If there is a middle schooler in the family, you may have met Flour Sack Baby. Apparently, caring for a onesie-clad bag of flour for a week is thought to discourage teen pregnancies by revealing the rigors and responsibilities of parenthood. Really? Does your mute five-pound sack of unbleached Flour Baby projectile vomit on your new Keds? Will it break into hysterics because you cut the PB&J into triangles instead of rectangles? I think not. I therefore offer eighth grade health teachers everywhere my free eight-lesson plan guaranteed to effectively convey the harsh truth about childrearing.
1. School Project. For your first assignment, locate the crumpled teacher note (dated last month) in the dark recesses of Flour Boy’s backpack, just under the dirty gym shorts and half-eaten Hershey bar. Another school project. Yay! Mommies love working on projects after a day at the office, two loads of laundry, dinner and homework. It’s due…tomorrow. Pour yourself a glass of cabernet.
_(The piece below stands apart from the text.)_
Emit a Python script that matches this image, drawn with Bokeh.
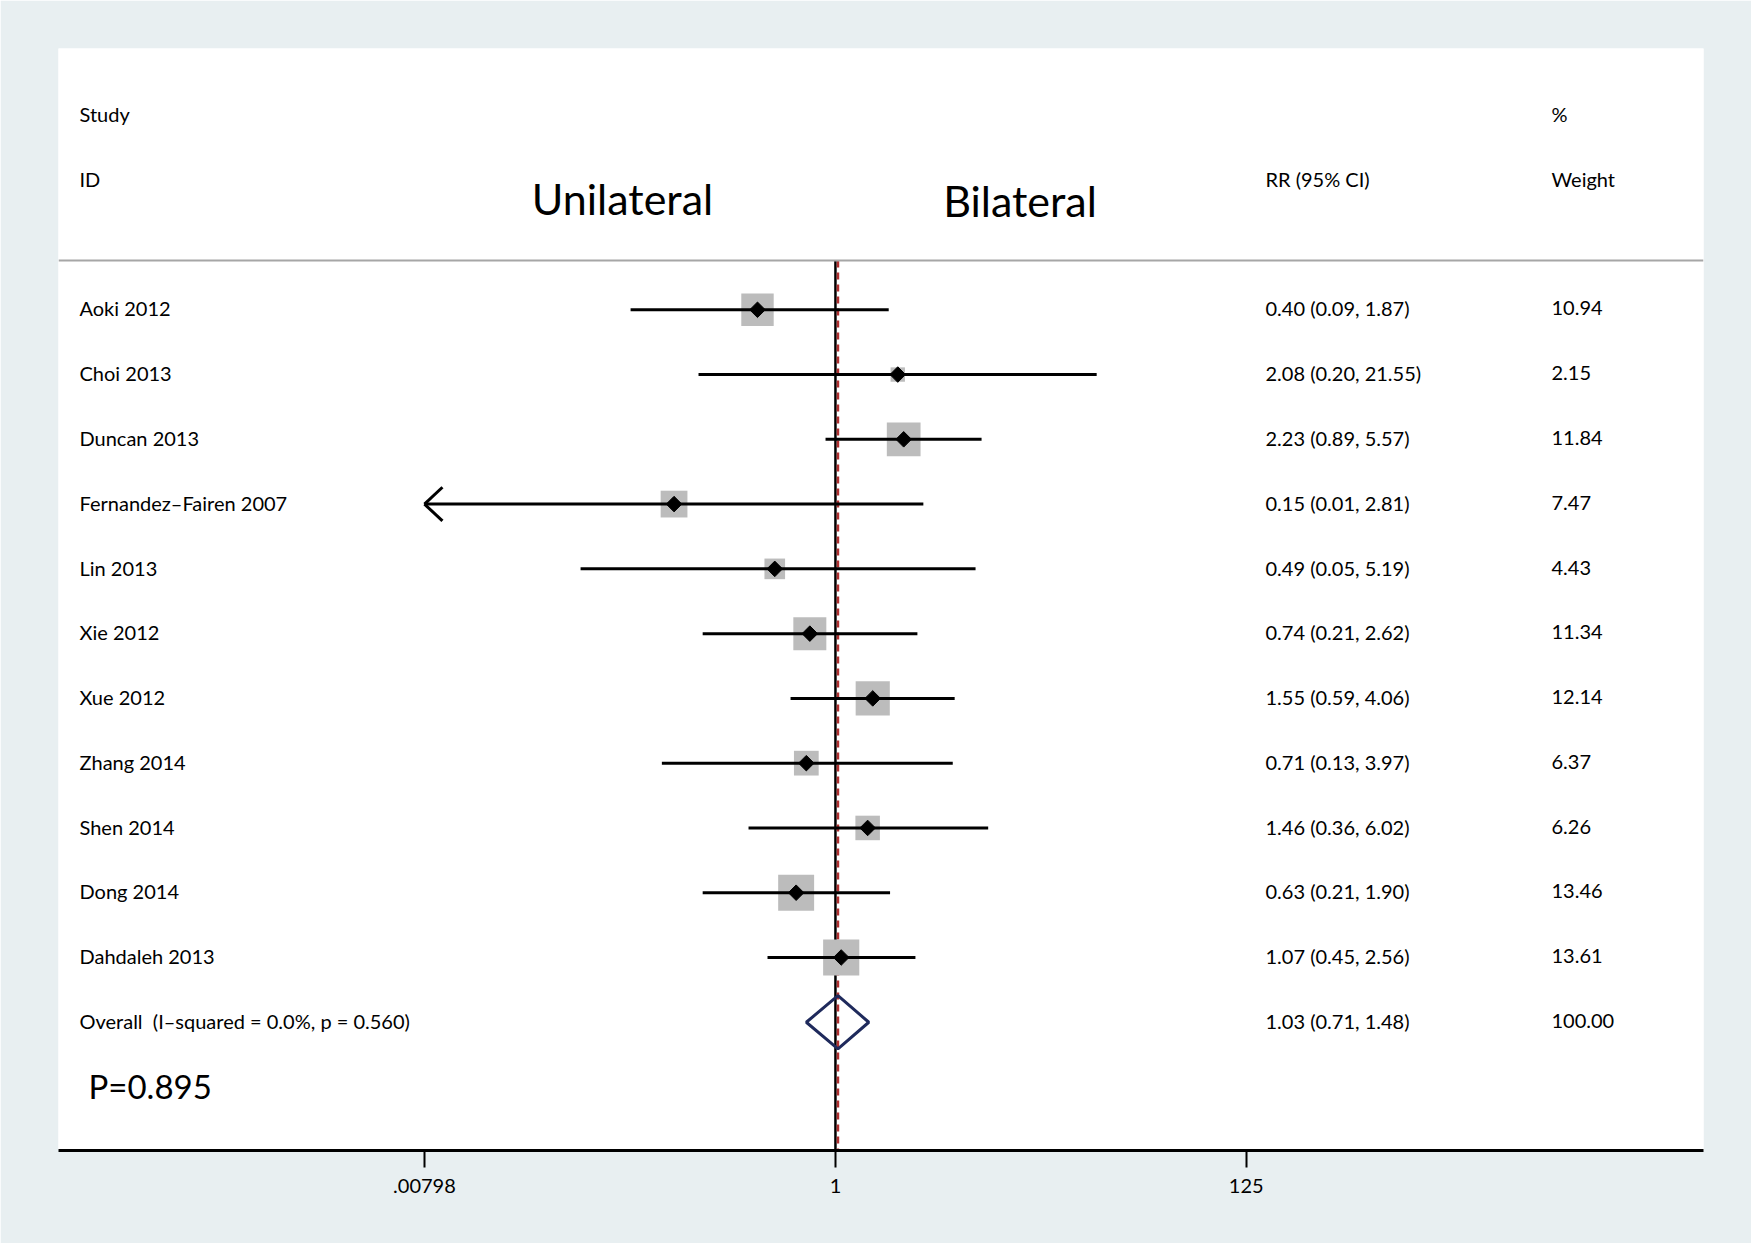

Finished project must be at least B-minus worthy, but just shoddy enough to disguise the fact that Flour Son played Super Mario while you built the Taj Mahal out of Rice Krispy treats.
2. Experience dining out with the family. The kitchen staff decides that Flour Toddler’s “plain pasta, no sauce, hold the meatballs, hold the cheese” needs some color. Using only your bare hands, gently pry the tiny green parsley flakes from each hot buttered strand. Every one. No cheating.
3. Get out your glue gun. Time to whip up a costume for the Presidents’ Day play. Think of it—Abe Lincoln in a stovepipe hat, George Washington in his powdered wig. Congratulations! Flour Daughter is randomly assigned William Henry Harrison. Ponder how to make a 9-year-old girl resemble a nondescript old man who was in office for one month.
4. Flour Kid’s Birthday. Whip up a batch of cupcakes and fill 15 Toy Story goody bags with forty dollars’ worth of plastic crap. Celebrate at that happy place with the bad pizza and the giant fuzzy mouse. Eat said bad pizza while attempting to convince Flour Daughter that the scary man in the weird costume is harmless. (This lesson will come in handy sometime around December. See #5 below.) Buy twenty dollars of extra tokens so that you can score more plastic crap.
5. Make a list, check it twice. Six weeks ‘til Christmas! Grab your list, mall warrior; you’re hunting down every elusive toy that little Flour Darling circled in the Big Book of Toys You Can’t Afford. Congratulate yourself for planning ahead. Five days ‘til Christmas! Carry two winter coats, one sippy cup and a small child for 45 sweaty minutes in line for the mall Santa. Pull an all-nighter scouring the Internet for the one toy (not on the aforementioned list) that Flour Kid just told Santa is the only thing (now selling on the web for 10 times retail) that he really, really, REALLY wants for Christmas.
6. Happy Valentine’s Day! Drive to the CVS for the Teenage Mutant Ninja Turtles valentines that sold out in December. I’m sure Ava D., Ava N., Justin R. and the others whose names you are diligently copying from the class list will not notice the cheesy generic cards. Tape on 30 rolls of the cheap little candies that nobody really eats while Flour Son weeps over no TMNT. Feel like a total loser when Flour Son brings home the Pinterest projects the other kids handed out.
7. Camping. This should be fun. Pee in a large, gaping, poop-filled hole while a rowdy band of 8-year-old cub scouts that “really hafta go” bang on the latrine door. Remove scorched marshmallow variously from hair, dry twigs and your new L.L. Bean fleece pullover. Eat six crusty blackened marshmallow remains. Remind Flour Boy’s cohorts that experimenting with fire never turns out well.
8. Show time. Dirty Dancing is on TBS; you love that movie. Too bad. Watch Frozen. Watch it again. Watch it again. Watch it again. Watch it again.
Congratulations — you have now experienced parenthood. That bag of Gold Medal in the pink bunny onesie is not looking quite so adorable anymore, is it?